Return the listing below unchanged, minus its pictures.

* START Data lines *

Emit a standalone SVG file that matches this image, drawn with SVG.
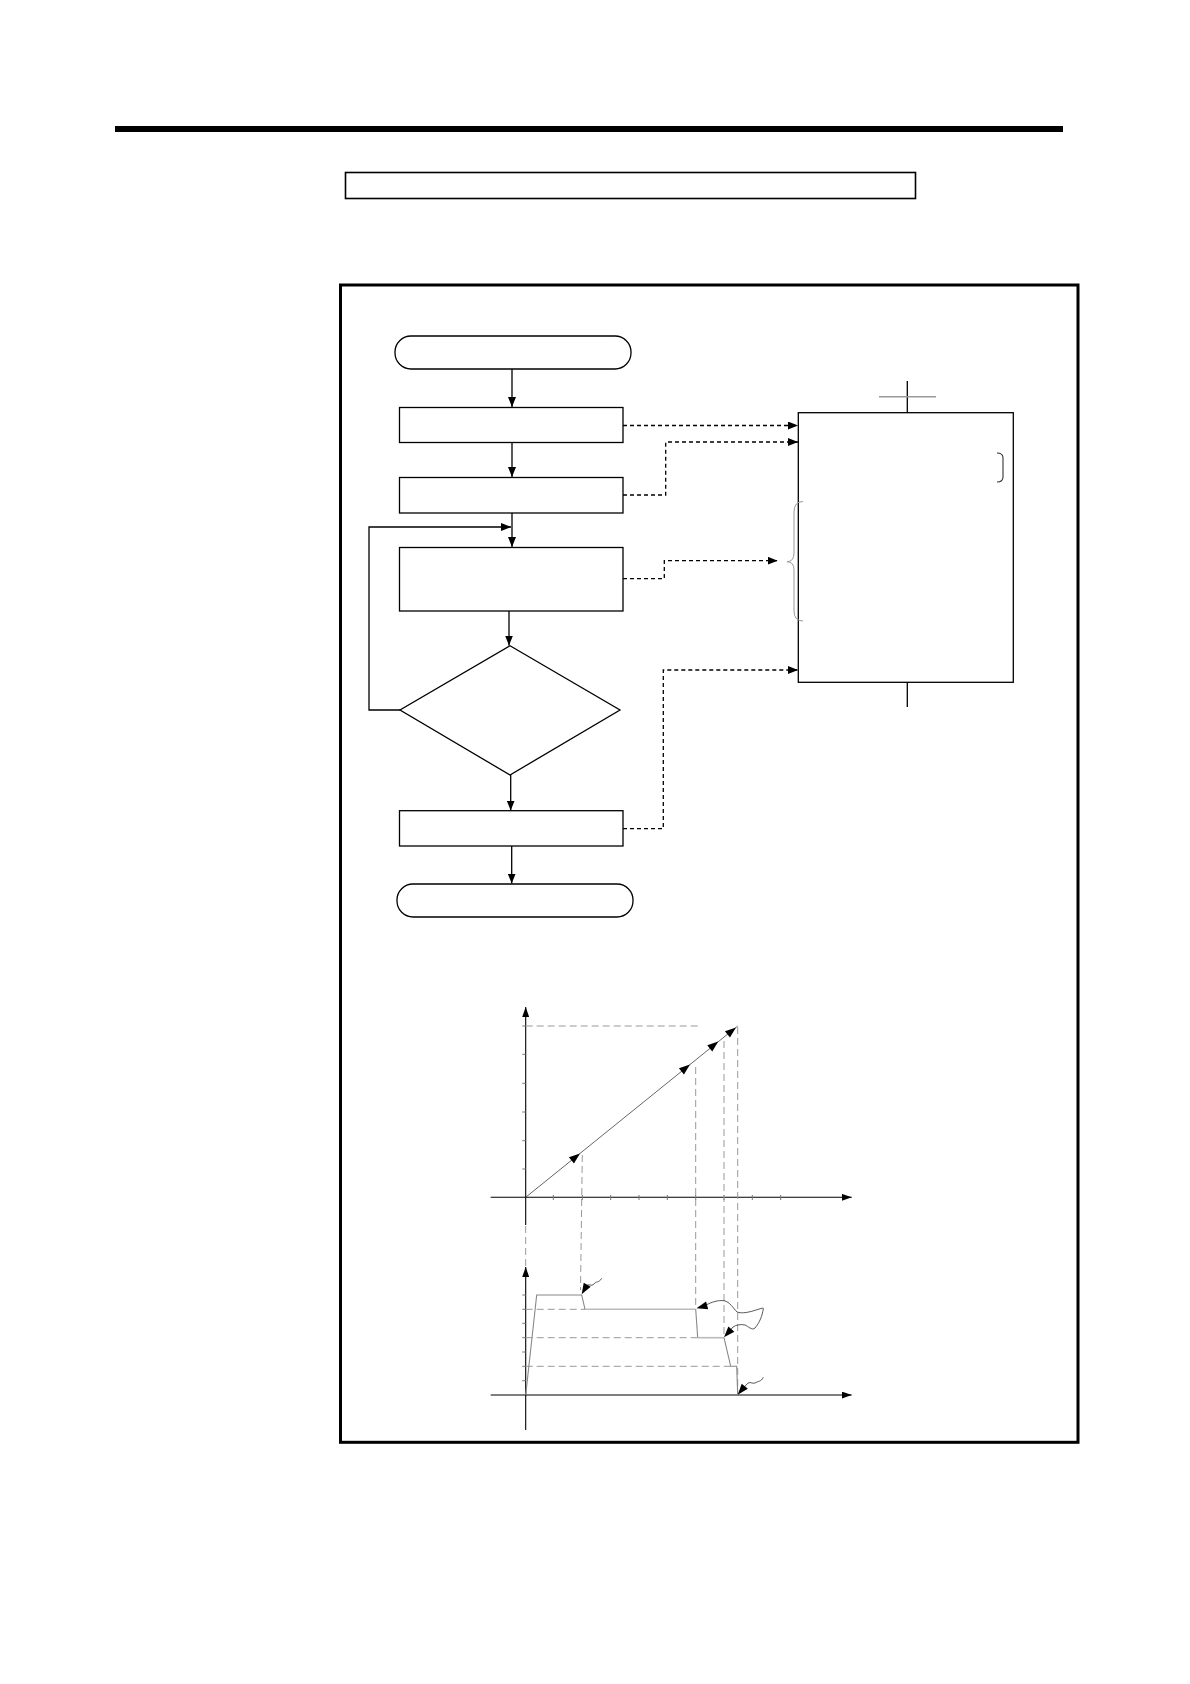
<svg xmlns="http://www.w3.org/2000/svg" width="1190" height="1684" viewBox="0 0 1190 1684">
<style>
.sh{fill:#fff;stroke:#000;stroke-width:1.3}
.ln{fill:none;stroke:#000;stroke-width:1.3}
.dl{fill:none;stroke:#000;stroke-width:1.3;stroke-dasharray:4,3}
.ax{fill:none;stroke:#000;stroke-width:1.1}
.tk{fill:none;stroke:#777;stroke-width:1}
.gd{fill:none;stroke:#999;stroke-width:1;stroke-dasharray:7,4}
.pr{fill:none;stroke:#888;stroke-width:1.1}
.cv{fill:none;stroke:#444;stroke-width:0.9}
</style>
<defs>
<marker id="a" markerWidth="10" markerHeight="8" refX="10" refY="4" orient="auto" markerUnits="userSpaceOnUse">
<path d="M0,0 L10,4 L0,8 Z" fill="#000"/>
</marker>
<marker id="s" markerWidth="10" markerHeight="7" refX="10" refY="3.5" orient="auto" markerUnits="userSpaceOnUse">
<path d="M0,0 L10,3.5 L0,7 Z" fill="#000"/>
</marker>
<path id="ah" d="M0,0 L-11,-4 L-11,4 Z" fill="#000"/>
</defs>

<rect x="115" y="126" width="948" height="6" fill="#000"/>
<g id="title"><rect x="345.5" y="172.5" width="570" height="26" fill="#fff" stroke="#000" stroke-width="1.6"/></g>
<rect id="frame" x="340.5" y="285" width="737.5" height="1157.3" fill="none" stroke="#000" stroke-width="3"/>

<g id="start"><rect class="sh" x="395" y="336" width="236" height="33" rx="16" ry="16"/></g>
<g id="box1"><rect class="sh" x="399.5" y="407.5" width="223.5" height="35"/></g>
<g id="box2"><rect class="sh" x="399.5" y="477.5" width="223.5" height="35.5"/></g>
<g id="box3"><rect class="sh" x="399.5" y="547.5" width="223.5" height="63.5"/></g>
<g id="decision"><polygon class="sh" points="510,645.7 620,710 510,775 400,710"/></g>
<g id="box4"><rect class="sh" x="399.5" y="810.7" width="223.5" height="35.3"/></g>
<g id="end"><rect class="sh" x="397" y="884" width="236" height="33" rx="16" ry="16"/></g>
<g id="panel">
<rect class="sh" x="798.3" y="412.7" width="215" height="269.6"/>
<line class="ln" x1="907.3" y1="381" x2="907.3" y2="412.7"/>
<line x1="879" y1="396.7" x2="936" y2="396.7" stroke="#999" stroke-width="1.5"/>
<line class="ln" x1="907.3" y1="682.3" x2="907.3" y2="707"/>
<path d="M997,453 Q1003,453 1003,458 L1003,477 Q1003,482 997,482" fill="none" stroke="#333" stroke-width="1.1"/>
<path d="M803,501.5 Q794,501.5 794,512 L794,553 Q794,561.7 787,561.7 Q794,561.7 794,570 L794,611 Q794,621 803,621" fill="none" stroke="#999" stroke-width="1"/>
</g>

<g id="connectors">
<line class="ln" x1="512" y1="369" x2="512" y2="407" marker-end="url(#a)"/>
<line class="ln" x1="512" y1="442.5" x2="512" y2="477" marker-end="url(#a)"/>
<line class="ln" x1="512" y1="513" x2="512" y2="547" marker-end="url(#a)"/>
<line class="ln" x1="509" y1="611" x2="509" y2="645.5" marker-end="url(#a)"/>
<line class="ln" x1="510.7" y1="775" x2="510.7" y2="810.5" marker-end="url(#a)"/>
<line class="ln" x1="511.7" y1="846" x2="511.7" y2="883.5" marker-end="url(#a)"/>
<polyline class="ln" points="400,710 369,710 369,527 511,527" marker-end="url(#a)"/>
<polyline class="dl" points="623,425.5 798,425.5" marker-end="url(#a)"/>
<polyline class="dl" points="623,495 665.7,495 665.7,442 798,442" marker-end="url(#a)"/>
<polyline class="dl" points="623,578.7 664.3,578.7 664.3,560.7 777.7,560.7" marker-end="url(#a)"/>
<polyline class="dl" points="623,828.7 663.3,828.7 663.3,670 798,670" marker-end="url(#a)"/>
</g>

<g id="graph-top">
<line class="ax" x1="525.7" y1="1225" x2="525.7" y2="1007" marker-end="url(#s)"/>
<line class="ax" x1="490.7" y1="1197.3" x2="851.7" y2="1197.3" marker-end="url(#s)"/>
<path class="tk" d="M553.3,1195V1200M582.3,1195V1200M610.7,1195V1200M639,1195V1200M667.3,1195V1200M695.7,1195V1200M724,1195V1200M752.3,1195V1200M780.7,1195V1200"/>
<path class="tk" d="M522.3,1169H525.7M522.3,1140.7H525.7M522.3,1112H525.7M522.3,1083.3H525.7M522.3,1054.3H525.7M522.3,1026H525.7"/>
<line class="gd" x1="525.7" y1="1026" x2="698.3" y2="1026"/>
<line x1="525.7" y1="1197.3" x2="737.7" y2="1026" stroke="#555" stroke-width="0.9"/>
<use href="#ah" transform="translate(580,1153.4) rotate(-38.9)"/>
<use href="#ah" transform="translate(690,1064.5) rotate(-38.9)"/>
<use href="#ah" transform="translate(718.3,1041.5) rotate(-38.9)"/>
<use href="#ah" transform="translate(736,1027.5) rotate(-38.9)"/>
<line class="gd" x1="582.3" y1="1155" x2="580.5" y2="1290"/>
<line class="gd" x1="695.7" y1="1067" x2="695.7" y2="1308"/>
<line class="gd" x1="724" y1="1041" x2="724" y2="1337"/>
<line class="gd" x1="737.7" y1="1027" x2="737.7" y2="1395"/>
<line class="gd" x1="525.7" y1="1226" x2="525.7" y2="1266"/>
</g>

<g id="graph-bottom">
<line class="ax" x1="525.7" y1="1430" x2="525.7" y2="1267" marker-end="url(#s)"/>
<line class="ax" x1="490.7" y1="1395" x2="851.7" y2="1395" marker-end="url(#s)"/>
<path class="tk" d="M522.3,1295H525.7M522.3,1309.3H525.7M522.3,1323.3H525.7M522.3,1337.7H525.7M522.3,1352H525.7M522.3,1366.3H525.7M522.3,1380.7H525.7"/>
<line class="gd" x1="525.7" y1="1309.3" x2="585" y2="1309.3"/>
<line class="gd" x1="525.7" y1="1337.7" x2="697.7" y2="1337.7"/>
<line class="gd" x1="525.7" y1="1366.3" x2="730.7" y2="1366.3"/>
<polyline class="pr" points="525.7,1395 536.7,1295 581.7,1295 585,1309.3"/>
<line x1="585" y1="1309.3" x2="695.7" y2="1309.3" stroke="#bbb" stroke-width="1.6"/>
<polyline class="pr" points="695.7,1309.3 697.7,1337.7"/>
<line x1="697.7" y1="1337.7" x2="724" y2="1337.7" stroke="#bbb" stroke-width="1.6"/>
<polyline class="pr" points="724,1337.7 730.7,1366.3 736.7,1366.3 737.7,1395"/>
<path class="cv" d="M601.7,1278.3 C599,1283 596,1281 594,1284 C591,1287 589,1283 586.5,1286 L583,1292"/>
<use href="#ah" transform="translate(581.7,1294.3) rotate(120)"/>
<path class="cv" d="M706,1305 C712,1302 718,1300 724,1300.7 C730,1302 733,1308 737,1312 C742,1314 750,1312 756,1310 C760,1309 764,1307 763.3,1309 C762,1316 760,1322 755,1328 C752,1331 748,1326 745,1325 C740,1324 736,1325 733,1327 L726,1335"/>
<use href="#ah" transform="translate(696.5,1308.3) rotate(165)"/>
<use href="#ah" transform="translate(724,1337.3) rotate(132)"/>
<path class="cv" d="M763.3,1377.3 C761,1382 758,1381 755,1383 C752,1384 750,1381 747,1384 L740,1392"/>
<use href="#ah" transform="translate(737.7,1394.7) rotate(130)"/>
</g>
</svg>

* END Data lines *

» Response
Emit a standalone SVG file that matches this image, drawn with SVG.
<svg xmlns="http://www.w3.org/2000/svg" width="1190" height="1684" viewBox="0 0 1190 1684">
<style>
.sh{fill:#fff;stroke:#000;stroke-width:1.3}
.ln{fill:none;stroke:#000;stroke-width:1.3}
.dl{fill:none;stroke:#000;stroke-width:1.3;stroke-dasharray:4,3}
.ax{fill:none;stroke:#000;stroke-width:1.1}
.tk{fill:none;stroke:#777;stroke-width:1}
.gd{fill:none;stroke:#999;stroke-width:1;stroke-dasharray:7,4}
.pr{fill:none;stroke:#888;stroke-width:1.1}
.cv{fill:none;stroke:#444;stroke-width:0.9}
</style>
<defs>
<marker id="a" markerWidth="10" markerHeight="8" refX="10" refY="4" orient="auto" markerUnits="userSpaceOnUse">
<path d="M0,0 L10,4 L0,8 Z" fill="#000"/>
</marker>
<marker id="s" markerWidth="10" markerHeight="7" refX="10" refY="3.5" orient="auto" markerUnits="userSpaceOnUse">
<path d="M0,0 L10,3.5 L0,7 Z" fill="#000"/>
</marker>
<path id="ah" d="M0,0 L-11,-4 L-11,4 Z" fill="#000"/>
</defs>

<rect x="115" y="126" width="948" height="6" fill="#000"/>
<g id="title"><rect x="345.5" y="172.5" width="570" height="26" fill="#fff" stroke="#000" stroke-width="1.6"/></g>
<rect id="frame" x="340.5" y="285" width="737.5" height="1157.3" fill="none" stroke="#000" stroke-width="3"/>

<g id="start"><rect class="sh" x="395" y="336" width="236" height="33" rx="16" ry="16"/></g>
<g id="box1"><rect class="sh" x="399.5" y="407.5" width="223.5" height="35"/></g>
<g id="box2"><rect class="sh" x="399.5" y="477.5" width="223.5" height="35.5"/></g>
<g id="box3"><rect class="sh" x="399.5" y="547.5" width="223.5" height="63.5"/></g>
<g id="decision"><polygon class="sh" points="510,645.7 620,710 510,775 400,710"/></g>
<g id="box4"><rect class="sh" x="399.5" y="810.7" width="223.5" height="35.3"/></g>
<g id="end"><rect class="sh" x="397" y="884" width="236" height="33" rx="16" ry="16"/></g>
<g id="panel">
<rect class="sh" x="798.3" y="412.7" width="215" height="269.6"/>
<line class="ln" x1="907.3" y1="381" x2="907.3" y2="412.7"/>
<line x1="879" y1="396.7" x2="936" y2="396.7" stroke="#999" stroke-width="1.5"/>
<line class="ln" x1="907.3" y1="682.3" x2="907.3" y2="707"/>
<path d="M997,453 Q1003,453 1003,458 L1003,477 Q1003,482 997,482" fill="none" stroke="#333" stroke-width="1.1"/>
<path d="M803,501.5 Q794,501.5 794,512 L794,553 Q794,561.7 787,561.7 Q794,561.7 794,570 L794,611 Q794,621 803,621" fill="none" stroke="#999" stroke-width="1"/>
</g>

<g id="connectors">
<line class="ln" x1="512" y1="369" x2="512" y2="407" marker-end="url(#a)"/>
<line class="ln" x1="512" y1="442.5" x2="512" y2="477" marker-end="url(#a)"/>
<line class="ln" x1="512" y1="513" x2="512" y2="547" marker-end="url(#a)"/>
<line class="ln" x1="509" y1="611" x2="509" y2="645.5" marker-end="url(#a)"/>
<line class="ln" x1="510.7" y1="775" x2="510.7" y2="810.5" marker-end="url(#a)"/>
<line class="ln" x1="511.7" y1="846" x2="511.7" y2="883.5" marker-end="url(#a)"/>
<polyline class="ln" points="400,710 369,710 369,527 511,527" marker-end="url(#a)"/>
<polyline class="dl" points="623,425.5 798,425.5" marker-end="url(#a)"/>
<polyline class="dl" points="623,495 665.7,495 665.7,442 798,442" marker-end="url(#a)"/>
<polyline class="dl" points="623,578.7 664.3,578.7 664.3,560.7 777.7,560.7" marker-end="url(#a)"/>
<polyline class="dl" points="623,828.7 663.3,828.7 663.3,670 798,670" marker-end="url(#a)"/>
</g>

<g id="graph-top">
<line class="ax" x1="525.7" y1="1225" x2="525.7" y2="1007" marker-end="url(#s)"/>
<line class="ax" x1="490.7" y1="1197.3" x2="851.7" y2="1197.3" marker-end="url(#s)"/>
<path class="tk" d="M553.3,1195V1200M582.3,1195V1200M610.7,1195V1200M639,1195V1200M667.3,1195V1200M695.7,1195V1200M724,1195V1200M752.3,1195V1200M780.7,1195V1200"/>
<path class="tk" d="M522.3,1169H525.7M522.3,1140.7H525.7M522.3,1112H525.7M522.3,1083.3H525.7M522.3,1054.3H525.7M522.3,1026H525.7"/>
<line class="gd" x1="525.7" y1="1026" x2="698.3" y2="1026"/>
<line x1="525.7" y1="1197.3" x2="737.7" y2="1026" stroke="#555" stroke-width="0.9"/>
<use href="#ah" transform="translate(580,1153.4) rotate(-38.9)"/>
<use href="#ah" transform="translate(690,1064.5) rotate(-38.9)"/>
<use href="#ah" transform="translate(718.3,1041.5) rotate(-38.9)"/>
<use href="#ah" transform="translate(736,1027.5) rotate(-38.9)"/>
<line class="gd" x1="582.3" y1="1155" x2="580.5" y2="1290"/>
<line class="gd" x1="695.7" y1="1067" x2="695.7" y2="1308"/>
<line class="gd" x1="724" y1="1041" x2="724" y2="1337"/>
<line class="gd" x1="737.7" y1="1027" x2="737.7" y2="1395"/>
<line class="gd" x1="525.7" y1="1226" x2="525.7" y2="1266"/>
</g>

<g id="graph-bottom">
<line class="ax" x1="525.7" y1="1430" x2="525.7" y2="1267" marker-end="url(#s)"/>
<line class="ax" x1="490.7" y1="1395" x2="851.7" y2="1395" marker-end="url(#s)"/>
<path class="tk" d="M522.3,1295H525.7M522.3,1309.3H525.7M522.3,1323.3H525.7M522.3,1337.7H525.7M522.3,1352H525.7M522.3,1366.3H525.7M522.3,1380.7H525.7"/>
<line class="gd" x1="525.7" y1="1309.3" x2="585" y2="1309.3"/>
<line class="gd" x1="525.7" y1="1337.7" x2="697.7" y2="1337.7"/>
<line class="gd" x1="525.7" y1="1366.3" x2="730.7" y2="1366.3"/>
<polyline class="pr" points="525.7,1395 536.7,1295 581.7,1295 585,1309.3"/>
<line x1="585" y1="1309.3" x2="695.7" y2="1309.3" stroke="#bbb" stroke-width="1.6"/>
<polyline class="pr" points="695.7,1309.3 697.7,1337.7"/>
<line x1="697.7" y1="1337.7" x2="724" y2="1337.7" stroke="#bbb" stroke-width="1.6"/>
<polyline class="pr" points="724,1337.7 730.7,1366.3 736.7,1366.3 737.7,1395"/>
<path class="cv" d="M601.7,1278.3 C599,1283 596,1281 594,1284 C591,1287 589,1283 586.5,1286 L583,1292"/>
<use href="#ah" transform="translate(581.7,1294.3) rotate(120)"/>
<path class="cv" d="M706,1305 C712,1302 718,1300 724,1300.7 C730,1302 733,1308 737,1312 C742,1314 750,1312 756,1310 C760,1309 764,1307 763.3,1309 C762,1316 760,1322 755,1328 C752,1331 748,1326 745,1325 C740,1324 736,1325 733,1327 L726,1335"/>
<use href="#ah" transform="translate(696.5,1308.3) rotate(165)"/>
<use href="#ah" transform="translate(724,1337.3) rotate(132)"/>
<path class="cv" d="M763.3,1377.3 C761,1382 758,1381 755,1383 C752,1384 750,1381 747,1384 L740,1392"/>
<use href="#ah" transform="translate(737.7,1394.7) rotate(130)"/>
</g>
</svg>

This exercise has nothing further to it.